• Flume使用(案例分析)


    Flume官方文档

    Usage: bin/flume-ng <command> [options]...
    
    commands:
      help                      display this help text
      agent                     run a Flume agent
    
    global options:
      --conf,-c <conf>          use configs in <conf> directory
      -Dproperty=value          sets a Java system property value
    
    agent options:
      --name,-n <name>          the name of this agent (required)
      --conf-file,-f <file>     specify a config file (required if -z missing)
    
    eg:
    bin/flume-ng agent --conf conf --name agent-test --conf-file test.conf -Dflume.root.logger=DEBUG,console
    bin/flume-ng agent -c conf -n agent-test -f test.conf -Dflume.root.logger=DEBUG,console
    

    一个不能再简单的例子

    1.编辑 Conf 范例 (官网和 conf 目录下都有)

    # example.conf: A single-node Flume configuration
    
    # 1.定义三个组件的名称
    # Name the components on this agent
    a1.sources = r1
    a1.sinks = k1
    a1.channels = c1
    
    # 2.配置Source(从哪里连接Sources)
    # Describe/configure the source
    a1.sources.r1.type = netcat
    a1.sources.r1.bind = cen-ubuntu
    a1.sources.r1.port = 44444
    
    # 3.配置Sink(主要用于输出日志信息)
    # Describe the sink
    a1.sinks.k1.type = logger
    a1.sinks.k1.maxBytesToLog = 1024
    
    # 4.配置Channel(使用存储当做管道)
    # Use a channel which buffers events in memory
    a1.channels.c1.type = memory
    a1.channels.c1.capacity = 1000
    a1.channels.c1.transactionCapacity = 100
    
    # 5.绑定三个组件
    # Bind the source and sink to the channel
    a1.sources.r1.channels = c1
    a1.sinks.k1.channel = c1
    

    2.安装 netcat (一个可以传输文件,信息的网络工具)来发送接收信息

    $ sudo apt-get install netcat
    

    3.运行实时 flume 实时抓取数据(监控 端口 )

    bin/flume-ng agent --conf conf --name a1 --conf-file conf/a1.conf -Dflume.root.logger=DEBUG,console
    

    4.通过 shell 查看端口是否开启成功

    netstat -tnlp
    

    5.通过 telnet 向该端口发送数据

    telnet cen-ubuntu 44444
    

    6.若Flume接收到数据则表示成功

    Event: { headers:{} body: 6E 69 68 61 6F 20 08 0D                         nihao .. }
    

    各种各样的 Sources

    Exec Source 通过执行命令行

    a1.sources = r1
    a1.channels = c1
    a1.sources.r1.type = exec
    a1.sources.r1.command = tail -F /var/log/secure
    

    Spooling Directory Source 监控一个目录的文件变化

    Kafka Source

    Syslog Sources 收集系统日志

    HTTP Source 通过HTTP协议供互联网下载服务器的数据

    NetCat Source

    各种各样的Channels

    Memory Channel

    Kafka Channel

    File Channel 存在文件中

    各种各样的Sinks

    HDFS Sink

    Hive Sink

    HBase Siinks(HBase Sink ; AsyncHBaseSink)

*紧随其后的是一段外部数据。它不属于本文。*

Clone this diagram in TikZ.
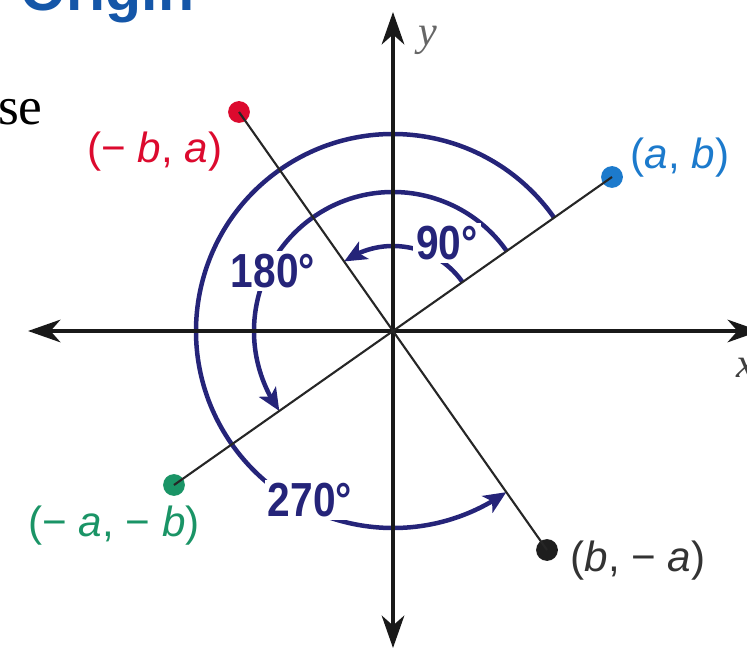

    MorphlineSolrSink 一个ELT工具(Extract, transform, load)

    ElasticSearchSink 一个基于Lucene的搜索服务器



    案例1:

    收集Hive运行的目录到hdfs文件系统

    分析:使用 Exec 来监控文件实时性较高,但可靠性较差,当系统命令中断后,数据丢失,或重新读取,数据安全性无法得到保障,生产环境中不能使用;使用文件缓存比内存来得更安全

    • Source: Exec Source
      tail -f /opt/cdh5.3.6/hive-0.13.1-cdh5.3.6/logs/hive.log
    • Channel: Memory Channel
    • Sink: HDFS Sink
      /user/cen/flume/hive-log

    1.编写 agent 程序

    # example.conf: A single-node Flume configuration
    
    # 1.定义三个组件的名称
    # Name the components on this agent
    a2.sources = r2
    a2.sinks = k2
    a2.channels = c2
    
    # 2.配置Source(从哪里连接Sources)
    # Describe/configure the source
    a2.sources.r2.type = exec
    a2.sources.r2.command = tail -F /opt/cdh5.3.6/hive-0.13.1-cdh5.3.6/logs/hive.log
    
    # 3.配置Sink(主要用于输出日志信息)
    # Describe the sink
    a2.sinks.k2.type = hdfs
    # 非高可用的 namenode 指定 host (注1,注2)
    a2.sinks.k2.hdfs.path = hdfs://cen-ubuntu:8020/user/cen/flume/hive-log
    # 设置前缀
    a2.sinks.k2.hdfs.filePrefix = events-
    # 数据格式(不压缩的文本数据)
    a2.sinks.k2.hdfs.fileType = DataStream 
    # 存储格式
    a2.sinks.k2.hdfs.writeFormat = Text
    # 每次写的event数
    a2.sinks.k2.hdfs.batchSize = 100
    # 设置文件滚动的参数(配合下面一项使用)
    a2.sinks.k2.hdfs.rollInterval = 0
    a2.sinks.k2.hdfs.rollSize = 1024
    a2.sinks.k2.hdfs.rollCount = 0
    # 参考http://doc.okbase.net/chiweitree/archive/126197.html
    a2.sinks.k2.hdfs.minBlockReplicas=1
    
    # 4.配置Channel(使用存储当做管道)
    # Use a channel which buffers events in memory
    a2.channels.c2.type = memory
    a2.channels.c2.capacity = 1000
    a2.channels.c2.transactionCapacity = 100
    
    # 5.绑定三个组件
    # Bind the source and sink to the channel
    a2.sources.r2.channels = c2
    a2.sinks.k2.channel = c2
    

    2.添加相应的jar依赖包(使用 find /dir/dir -name 'filename' 即可轻松找到)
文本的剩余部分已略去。